Éramos vigiadas todo o tempo pelos policiais, mas como os espanhóis adoram dança eu fazia performances para eles. Uma delas foi ao som de Ave Maria de Gounod. Em troca, consegui uma cama para dormir, circular pela prisão com mais liberdade e obter comida na enfermaria. Tive sorte de não ter sido assassinada quando era prisioneira, pois ouvíamos durante a noite o barulho dos tiros que fuzilavam os homens, maridos das mulheres presas comigo. Muitos deles eram perseguidos por lutar contra Franco na Guerra Civil Espanhola. Consegui escapar pela segunda vez porque um fascista espanhol me ajudou. Um tempo depois ele se tornou meu cunhado, era irmão do meu marido.

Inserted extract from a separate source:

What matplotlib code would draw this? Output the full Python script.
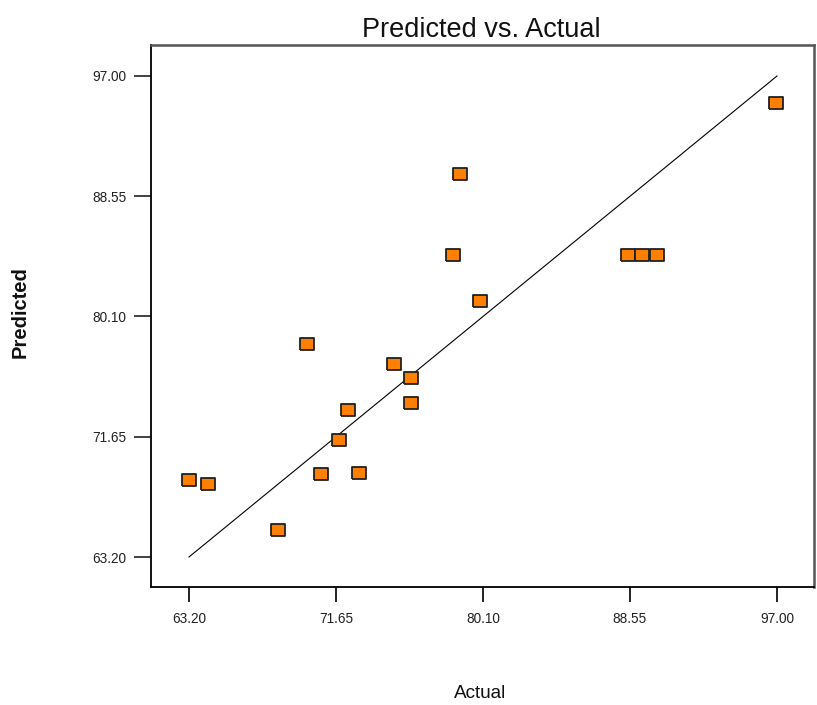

Fui para Casablanca, no Marrocos, e lá continuei lutando com a Resistência. Voltei para a Espanha para me casar, mas no fim da guerra fomos à França. Era inviável viver na Espanha sob a ditadura de Franco. O pós-guerra foi muito duro, havia pouca comida e o dinheiro na França não possuía nenhum valor. Para comer, trocávamos roupas e outros objetos por alimento. Foi assim durante dois anos.

A vinda e a ida
A primeira vez que vim ao Brasil foi em 1957, a convite de Mário Pimentel Brandão, então embaixador do País em Paris. Fiquei até 1960, mas foram três anos muito difíceis, pois a dança moderna ainda não era conhecida por aqui e meu trabalho não foi muito bem recebido. Por outro lado, a aridez do cenário da dança no País me deixara muito insatisfeita. Naquela época, eu tinha 44 anos, já havia dançado com grandes companhias da Europa e conhecido os músicos e maestros mais prestigiados. Foi complicado adaptar-se em um lugar onde a dança moderna era tão pouco apreciada. No tempo em que fiquei aqui, fui coreógrafa para uma série de programas da TV Tupi e cheguei até mesmo a abrir uma pequena escola de dança em São Paulo, mas devido a essa difícil adaptação resolvi voltar à Europa em 1960. Em Paris novamente trabalhei com Stockhausen e montei La Respectuese, de Jean Paul Sartre.

Para sempre
Não tive saudades do tempo em que vivi aqui, mas eu me cobrava ir à luta, conseguir introduzir a dança moderna no Brasil. De certa forma, era um desafio. Voltei em 1961, abri uma escola de dança chamada Ballet Renée Gumiel. Funcionou até 1988 na rua Augusta, em São Paulo. Em 1968, inaugurei outra escola no Brooklyn. Nesse mesmo ano, fui coreógrafa do espetáculo Momento 68, patrocinado pela Rhodia. A essa altura, meu trabalho já era reconhecido aqui e trabalhei com os profissionais mais prestigiados da dança, do teatro e da música no País. O elenco era extraordinário, com Caetano Veloso, Gilberto Gil e outros, além do texto de Millôr Fernandes.
Pelos meus cálculos, nos 27 anos que duraram minhas escolas, 16 mil alunos passaram por elas. Gente do Brasil inteiro veio conhecer a dança moderna. Os maiores bailarinos como Marika Gidali, Peter Hayden, Ismael Ivo e Victor Aukstin aprenderam comigo. Fiz muitos deles deixar a dança clássica para abraçar a moderna. Resolvi fechá-las após saber que estava com câncer no intestino, em 1988. Dois anos depois descobri outro câncer, dessa vez nos seios. Mas sobrevivi a eles e até hoje vou à luta pelo balé moderno.